A Study of Long-Tail Latency in n-Tier Systems: RPC vs. Asynchronous Invocations
Qingyang Wang, Chien-An Lai, Yasuhiko Kanemasa, Shungeng Zhang and Calton Pu
Louisiana State University, Georgia Tech, Fujitsu Laboratories Ltd., Louisiana State University, Georgia Tech

Long-tail latency of web-facing applications continues to be a serious problem. Most of the previously published research addresses two classes of long latency problems: uneven workloads such as web search, and resource saturation in single nodes.
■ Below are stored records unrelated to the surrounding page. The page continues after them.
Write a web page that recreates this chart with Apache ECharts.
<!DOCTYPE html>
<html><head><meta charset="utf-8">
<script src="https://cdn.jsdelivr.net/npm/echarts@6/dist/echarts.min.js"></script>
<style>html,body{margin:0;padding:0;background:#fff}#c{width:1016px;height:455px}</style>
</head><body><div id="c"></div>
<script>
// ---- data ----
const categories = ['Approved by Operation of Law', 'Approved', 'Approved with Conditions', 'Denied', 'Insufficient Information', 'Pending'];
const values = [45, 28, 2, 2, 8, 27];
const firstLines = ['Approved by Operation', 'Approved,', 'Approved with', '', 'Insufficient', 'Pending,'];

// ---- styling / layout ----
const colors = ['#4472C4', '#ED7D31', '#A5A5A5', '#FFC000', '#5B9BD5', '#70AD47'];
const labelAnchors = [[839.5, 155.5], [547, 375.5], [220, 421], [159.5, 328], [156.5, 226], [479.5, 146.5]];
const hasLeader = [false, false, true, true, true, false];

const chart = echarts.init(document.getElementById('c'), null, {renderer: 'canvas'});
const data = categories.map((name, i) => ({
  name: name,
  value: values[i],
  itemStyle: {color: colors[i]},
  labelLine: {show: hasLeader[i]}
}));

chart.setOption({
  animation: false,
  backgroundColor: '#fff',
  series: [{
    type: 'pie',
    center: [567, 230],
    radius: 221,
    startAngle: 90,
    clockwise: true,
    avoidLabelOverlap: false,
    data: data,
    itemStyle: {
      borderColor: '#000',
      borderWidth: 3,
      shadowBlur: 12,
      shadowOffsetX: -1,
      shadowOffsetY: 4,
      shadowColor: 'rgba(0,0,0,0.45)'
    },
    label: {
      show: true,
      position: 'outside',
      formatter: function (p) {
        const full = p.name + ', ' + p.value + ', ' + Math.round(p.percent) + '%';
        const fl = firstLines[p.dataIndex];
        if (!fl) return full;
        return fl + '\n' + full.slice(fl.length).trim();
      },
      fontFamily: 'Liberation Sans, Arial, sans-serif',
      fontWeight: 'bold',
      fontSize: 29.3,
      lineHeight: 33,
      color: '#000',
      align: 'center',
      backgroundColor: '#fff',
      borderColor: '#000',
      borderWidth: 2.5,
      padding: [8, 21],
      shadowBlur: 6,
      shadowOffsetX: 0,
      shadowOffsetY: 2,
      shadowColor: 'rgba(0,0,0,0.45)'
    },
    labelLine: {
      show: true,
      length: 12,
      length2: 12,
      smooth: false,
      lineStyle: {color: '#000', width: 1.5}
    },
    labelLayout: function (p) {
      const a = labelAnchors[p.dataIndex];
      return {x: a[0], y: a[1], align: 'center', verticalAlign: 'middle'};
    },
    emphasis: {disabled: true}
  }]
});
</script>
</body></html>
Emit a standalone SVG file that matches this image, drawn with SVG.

We describe an experimental study of a third class of long tail latency problems that are specific to distributed systems: Cross-Tier Queue Overflow (CTQO) due to a combination of millibottlenecks (with sub-second duration) and tightly-coupled servers in n-tier systems (e.g., Apache, Tomcat, and MySQL) using RPC-style request-response communications. Our experiments show that the appearance of millibottlenecks (e.g., created by short workload bursts) in one server often causes another server (which has no saturated resources) in the synchronous invocation chain to fill up its queues (CTQO) and drop packets, creating very long response time queries. CTQO can be reduced or avoided by replacing the server dropping packets with an asynchronous server. In synchronous n-tier system experiments, long tail latency due to CTQO can be reproduced consistently at utilization as low as 43%. In contrast, when all n-tier servers are replaced by asynchronous versions, CTQO and consequent dropped packets remain absent at utilization levels as high as 83%, despite the same millibottlenecks.